One useful pattern to aid your future self is to store metadata about the data encryption context alongside your DEKs. Every row of data encrypted by a DEK will of course need to have a reference to that DEK so that your application know which DEK to use for decryption. Over time the size and type of the DEK used by your application will likely change to accommodate enhancements in encryption APIs and along with this you would expect the ciphers used will also change as computing power grows. Consider what will happen if you keep your protected data for long periods of time. The longer you keep your data, the more likely will be to have to update ciphers, such as moving from AES 256 to AES 512 or to a new algorithm altogether.

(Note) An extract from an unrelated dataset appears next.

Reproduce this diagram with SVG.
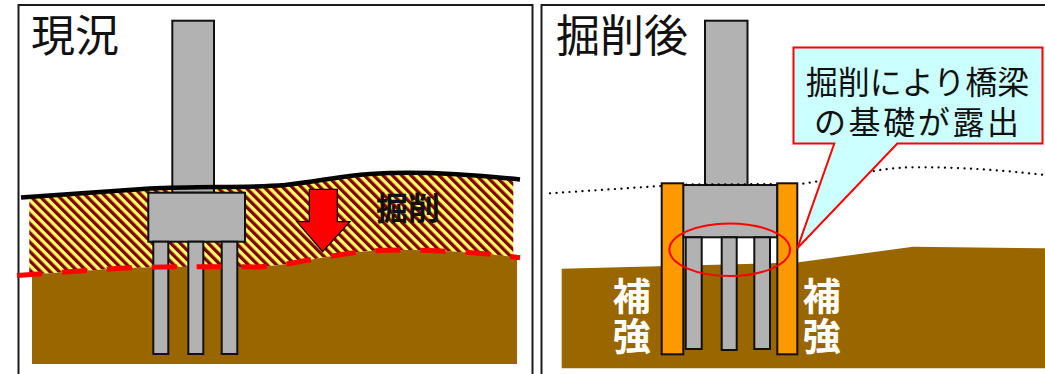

To help deal with this, your application will benefit from having a record of exactly how each piece of data was encrypted. This can be stored alongside your DEK material as metadata and used by the application to make decisions about how to use the encrypted data and when to update it.
Crypto means ‘Cryptography’
Just needed to take this chance to get this point in: ‘Crypto’ means ‘Cryptography’. Anyone who tries to tell you otherwise is a shyster (I think they call them influencers these days) and they’re trying to sell you something I promise you don’t need or want.